Jackie Gendel

Fry, Naomi. Artforum

"Man Leaving the Picture," 2010, the first painting one encounters on entering Jackie Gendel’s second solo show at this gallery, sets the tone for this gem of an exhibition. In it, a rotund man, wearing a greenish, hazmat suit–like outfit, is depicted (literally) leaving the picture plane, some sort of package tucked snugly under his arm. As he forges ahead, a ghoulish apparition of a woman emerges from the left, raising an arm as if to stop him. It seems appropriate to end this description with the word “curtain”; and indeed, what one notices initially is the work’s attachment to a scene-making that requires both figuration and narrative––some sort of specific backstory (an Elian Gonzalez–type family melodrama?

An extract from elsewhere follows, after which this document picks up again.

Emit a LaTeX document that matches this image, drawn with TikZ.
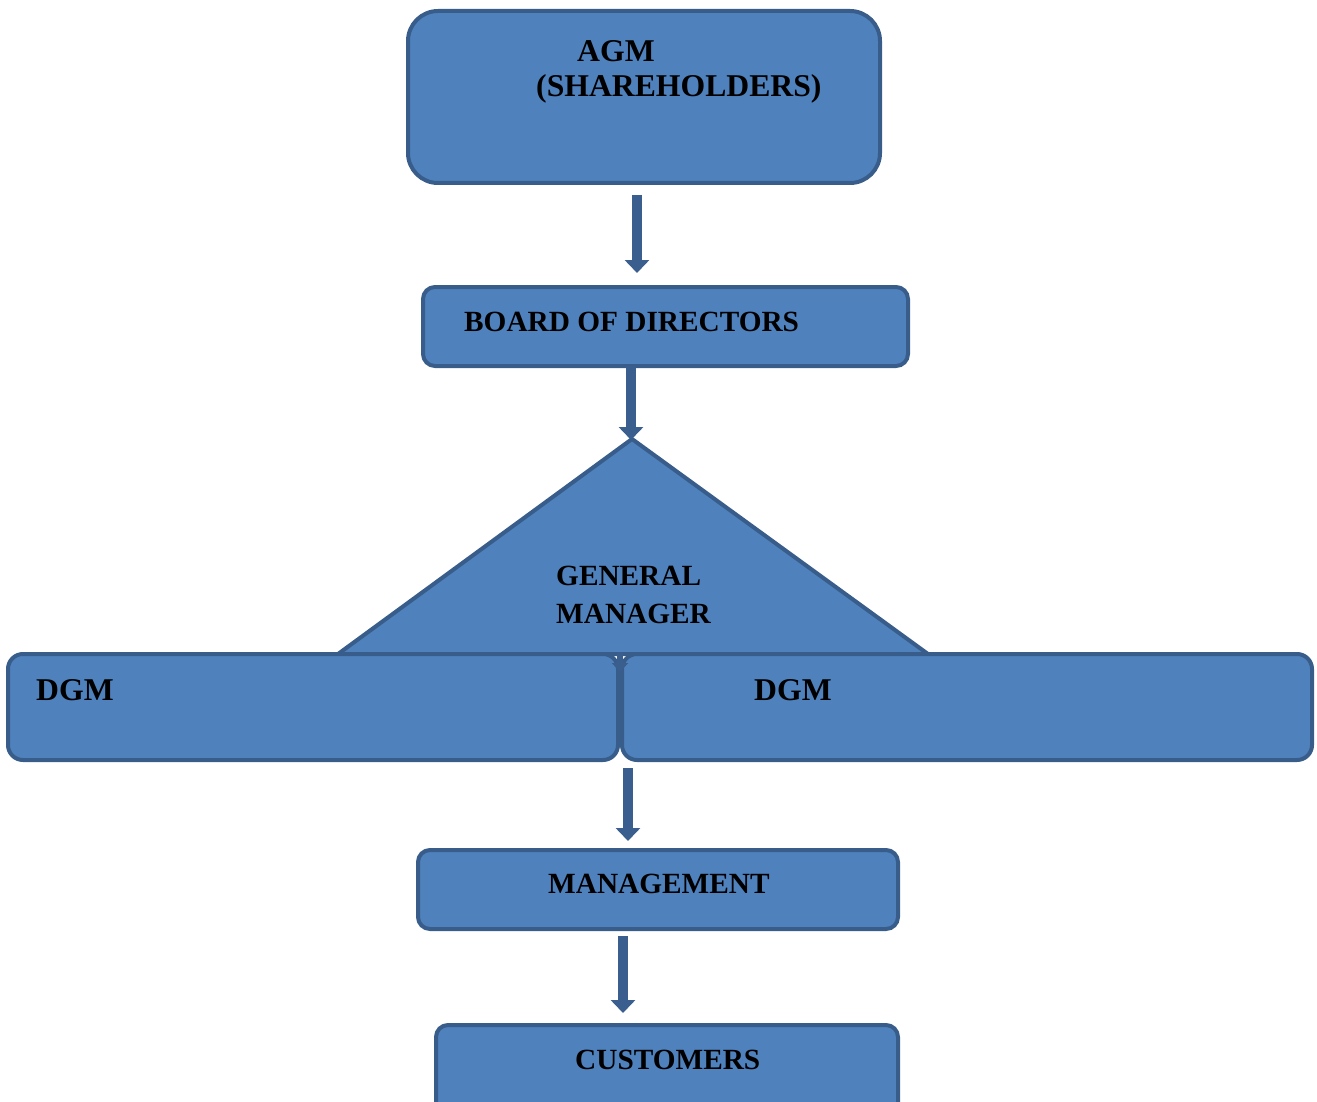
\documentclass[tikz,border=0pt]{standalone}
\usepackage{fontspec}
\setmainfont{Liberation Serif}
\usetikzlibrary{arrows.meta}
\definecolor{boxfill}{HTML}{4F81BD}
\definecolor{boxline}{HTML}{385D8A}
\definecolor{arrowcol}{HTML}{3A5F8F}
\begin{document}
\begin{tikzpicture}[x=1pt,y=-1pt,
  box/.style={draw=boxline, fill=boxfill, line width=4pt, inner sep=0pt},
  lbl/.style={anchor=west, inner sep=0pt, font=\fontsize{29.3}{35}\selectfont\bfseries, text=black},
  biglbl/.style={lbl, font=\fontsize{31.7}{38}\selectfont\bfseries},
  downarrow/.style={draw=arrowcol, line width=10pt,
    -{Triangle[width=24pt,length=13pt]}, arrowcol}]
  \useasboundingbox (0,0) rectangle (1317,1102);
  \clip (0,0) rectangle (1317,1102);

  % top box
  \node[box, rounded corners=30pt, minimum width=472, minimum height=172] (agm) at (644,97) {};
  \node[biglbl] (agmtxt) at (577,51) {AGM};
  \node[biglbl] (shtxt) at (536,89) {(SHAREHOLDERS)};

  % board
  \node[box, rounded corners=12pt, minimum width=485, minimum height=79] (board) at (665.5,326.5) {};
  \node[lbl] (boardtxt) at (464,322) {BOARD OF DIRECTORS};

  % general manager triangle
  \coordinate (gmtop) at (632,439);
  \coordinate (gmleft) at (338,654);
  \coordinate (gmright) at (928,654);
  \filldraw[draw=boxline, fill=boxfill, line width=4pt, line join=miter] (gmtop) -- (gmright) -- (gmleft) -- cycle;
  \node[lbl] (gm1) at (556,576) {GENERAL};
  \node[lbl] (gm2) at (556,614) {MANAGER};

  % deputy general managers
  \node[box, rounded corners=15pt, minimum width=610, minimum height=106] (dgml) at (313,707) {};
  \node[box, rounded corners=15pt, minimum width=690, minimum height=106] (dgmr) at (967,707) {};
  \node[biglbl] (dgmltxt) at (36,690) {DGM};
  \node[biglbl] (dgmrtxt) at (754,690) {DGM};

  % management and customers
  \node[box, rounded corners=12pt, minimum width=480, minimum height=79] (mgmt) at (658,889.5) {};
  \node[lbl] (mgmttxt) at (548,884) {MANAGEMENT};
  \node[box, rounded corners=12pt, minimum width=462, minimum height=90] (cust) at (667,1070) {};
  \node[lbl] (custtxt) at (575,1060) {CUSTOMERS};

  % connector end points
  \coordinate (a1s) at (637,195);  \coordinate (a1e) at (637,273);
  \coordinate (a2s) at (631,366);  \coordinate (a2e) at (631,440);
  \coordinate (a3s) at (620,652);  \coordinate (a3e) at (620,672);
  \coordinate (a4s) at (628,768);  \coordinate (a4e) at (628,841);
  \coordinate (a5s) at (623,936);  \coordinate (a5e) at (623,1013);

  \draw[downarrow] (a1s) -- (a1e);
  \draw[downarrow] (a2s) -- (a2e);
  \draw[downarrow, line width=6pt, -{Triangle[width=16pt,length=9pt]}] (a3s) -- (a3e);
  \draw[downarrow] (a4s) -- (a4e);
  \draw[downarrow] (a5s) -- (a5e);
\end{tikzpicture}
\end{document}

A biblical parable of punishment and renunciation? A gothic abduction tale?), which might go a way toward explaining the strangeness of Gendel’s art.

 

Ultimately, however, in this painting, as well as in the rest of the show, figuration and narrative are left merely half-spun. We remain with only hints of stories––just enough to transmit a sense of drama and character and feeling. It’s as if the artist began telling a bartender an anecdote, but then, midway, got sidetracked by the color of his eyes, or by the particular pattern of wood grain on the bar top.

 

In other words, the point where narrative and figuration collapse––where man, broadly conceived, does leave the picture––is exactly the point at which abstraction and gesture enter the frame. This is also where Gendel’s work becomes wonderfully variable. In her riotously colorful paintings, made in oil on canvas, she nimbly switches between watery, porous sweeps of paint and doodles atop the picture plane––as loose and sure as if they were made with a Bic pen. In other instances, bone-dry brushwork alternates with shiny, generous slicks of paint in greens, pinks, and grays, or scraped clear down to the canvas patches. While the influences here range from Munch to Chagall to Kitaj, Gendel’s paintings are in the end securely her own––marked by her gift for creating a world filled not just with characters, but also with the space between them.